Carole Lombard and Bing Crosby in "We're Not Dressing"

Carole Lombard and Bing Crosby in “We’re Not Dressing”

Trivia:
-The song “The Animal in Me” was performed by Ethel Merman but was cut from the film. It was later used instead in “The Big Broadcast of 1936” (1935). Merman’s song “He Reminds Me Of You” was also cut from the film.
-Based on a 1902 play, “The Admirable Crichton.”
-Filmed on Santana Catalina Island.

Highlights:
-During the credits, the waves are used as a transition.

-Gracie Allen and George Burns

Droopy the Bear swoons for Bing Crosby's singing.

Droopy the Bear swoons for Bing Crosby’s singing.

Notable Songs:
-“Goodnight, Little Lady” performed by Bing Crosby
-“She Reminds Me of You” performed by Bing Crosby
-“I Positively Refuse to Sing” performed by Bing Crosby
-“Love They Neighbor” performed by Bing Crosby
-“It’s Just an Old Spanish Custom” performed by Ethel Merman and Leon Errol (Only notable because it’s only one of two songs the famous singer performs)

My Review:
If you’re looking for a film complete with a shipwreck and dancing bear who swoons for Bing Crosby’s crooning, this is your movie.
“We’re Not Dressing” is odd, off-beat and mildly irritating at times.

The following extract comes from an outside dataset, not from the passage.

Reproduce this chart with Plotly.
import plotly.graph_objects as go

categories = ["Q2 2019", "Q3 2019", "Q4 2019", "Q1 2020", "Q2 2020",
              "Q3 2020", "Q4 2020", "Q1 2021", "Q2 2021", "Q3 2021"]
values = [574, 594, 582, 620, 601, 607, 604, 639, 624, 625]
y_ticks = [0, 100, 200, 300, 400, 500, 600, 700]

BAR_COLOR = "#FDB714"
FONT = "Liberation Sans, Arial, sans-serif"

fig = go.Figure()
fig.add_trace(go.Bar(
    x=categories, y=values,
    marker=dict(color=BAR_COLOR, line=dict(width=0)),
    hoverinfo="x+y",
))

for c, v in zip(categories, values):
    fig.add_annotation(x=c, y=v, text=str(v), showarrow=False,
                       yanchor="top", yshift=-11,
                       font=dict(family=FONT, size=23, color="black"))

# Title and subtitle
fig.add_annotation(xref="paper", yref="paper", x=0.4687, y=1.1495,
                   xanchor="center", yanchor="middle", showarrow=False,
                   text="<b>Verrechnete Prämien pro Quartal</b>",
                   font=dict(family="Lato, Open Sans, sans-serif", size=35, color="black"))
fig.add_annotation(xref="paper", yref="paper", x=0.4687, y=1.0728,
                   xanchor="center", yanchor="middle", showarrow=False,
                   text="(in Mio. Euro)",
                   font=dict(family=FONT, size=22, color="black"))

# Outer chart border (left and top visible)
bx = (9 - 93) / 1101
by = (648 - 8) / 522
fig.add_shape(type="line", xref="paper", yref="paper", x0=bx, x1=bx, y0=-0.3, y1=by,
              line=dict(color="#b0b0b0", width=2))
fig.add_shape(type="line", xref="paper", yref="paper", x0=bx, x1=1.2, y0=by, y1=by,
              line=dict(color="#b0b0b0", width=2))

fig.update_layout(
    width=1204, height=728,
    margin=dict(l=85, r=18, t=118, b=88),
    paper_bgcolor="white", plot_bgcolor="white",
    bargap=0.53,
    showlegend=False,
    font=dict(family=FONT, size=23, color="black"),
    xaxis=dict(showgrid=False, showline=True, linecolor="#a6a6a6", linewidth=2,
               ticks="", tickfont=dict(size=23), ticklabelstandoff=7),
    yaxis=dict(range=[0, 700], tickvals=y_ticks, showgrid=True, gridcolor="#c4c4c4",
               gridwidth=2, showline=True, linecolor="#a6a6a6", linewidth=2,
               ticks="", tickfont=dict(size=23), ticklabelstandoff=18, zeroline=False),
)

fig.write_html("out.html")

But for me- none of that is really a commentary on any of the stars. Except maybe for Leon Errol. He always annoys me.
Lombard and her gaggle of socialites are sailing on the Pacific ocean. We are never told what their destination was supposed to be, but I don’t think that is actually important in the script. I think the fact that they were aimlessly sailing in a yacht with two princes was just to emphasize spoiled Lombard’s wealth.

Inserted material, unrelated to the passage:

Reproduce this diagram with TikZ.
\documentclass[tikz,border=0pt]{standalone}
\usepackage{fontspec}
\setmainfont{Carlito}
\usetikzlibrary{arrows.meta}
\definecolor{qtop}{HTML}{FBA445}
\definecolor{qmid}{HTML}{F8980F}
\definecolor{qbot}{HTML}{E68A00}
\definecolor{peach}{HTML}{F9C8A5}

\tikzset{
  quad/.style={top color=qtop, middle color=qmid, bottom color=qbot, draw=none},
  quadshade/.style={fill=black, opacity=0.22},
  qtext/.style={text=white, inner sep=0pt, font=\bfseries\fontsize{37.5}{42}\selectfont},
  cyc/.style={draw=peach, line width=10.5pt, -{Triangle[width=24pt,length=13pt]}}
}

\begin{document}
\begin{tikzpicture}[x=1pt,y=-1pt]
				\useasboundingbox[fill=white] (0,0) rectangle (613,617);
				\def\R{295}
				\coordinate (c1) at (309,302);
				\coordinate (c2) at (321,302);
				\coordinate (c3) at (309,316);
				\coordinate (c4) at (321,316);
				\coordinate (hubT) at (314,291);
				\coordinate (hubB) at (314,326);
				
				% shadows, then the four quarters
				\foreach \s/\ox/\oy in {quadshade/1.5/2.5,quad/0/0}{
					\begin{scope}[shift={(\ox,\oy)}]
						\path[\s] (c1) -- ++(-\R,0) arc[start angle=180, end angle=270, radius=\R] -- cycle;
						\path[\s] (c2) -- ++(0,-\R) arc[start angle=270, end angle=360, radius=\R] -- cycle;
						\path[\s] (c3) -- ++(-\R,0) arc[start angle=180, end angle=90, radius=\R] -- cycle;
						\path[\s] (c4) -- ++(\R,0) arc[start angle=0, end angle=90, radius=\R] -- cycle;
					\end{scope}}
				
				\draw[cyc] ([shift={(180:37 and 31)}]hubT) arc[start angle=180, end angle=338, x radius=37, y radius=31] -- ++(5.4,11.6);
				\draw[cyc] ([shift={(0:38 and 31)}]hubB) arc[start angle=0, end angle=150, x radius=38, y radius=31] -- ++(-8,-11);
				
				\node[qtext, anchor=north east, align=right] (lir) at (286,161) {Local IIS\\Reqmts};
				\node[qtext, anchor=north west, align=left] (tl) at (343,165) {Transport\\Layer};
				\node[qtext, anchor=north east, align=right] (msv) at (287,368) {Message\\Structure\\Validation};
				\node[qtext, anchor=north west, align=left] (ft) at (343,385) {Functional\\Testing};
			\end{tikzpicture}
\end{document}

Lombard and her two princes- Ray Milland and Jay Henry.

Lombard and her two princes- Ray Milland and Jay Henry.

Also to reiterate the wealth is her pet bear named Droopy. Droopy loves when Bing Crosby sings. At one point Droopy the Bear even roller-skates around the boat.
The boat crashes when drunken Leon Errol attempts to steer the boat, causing it to capsize.
Once on the island, Lombard is angry because Crosby won’t act as a servant to her, even though she fired him while they were on the boat. Predictably, Lombard ends up falling in love with Crosby.
Bing Crosby’s character is probably the only sane person in the bunch. He also gives the best performance. But you better love Crosby’s crooning if you watch this film, because he sings roughly seven songs in this 74 minute film.
Carole Lombard is beautiful and her comedy isn’t overwhelming (I love My Man Godfrey, but I feel like I have to catch my breath at the end). Her character is very huffy though, so that was a bit annoying.
Ethel Merman was wasted, singing only two songs, and so were Gracie Allen and George Burns. For me, Allen and Burns were the true bright spot of this movie.
With a cast boasting so many big names, I think the real issue here is the goofy story line.
I won’t say I didn’t like “We’re Not Dressing,” it just sort of left me feeling scattered and scratching my head at the end, wondering what I just watched.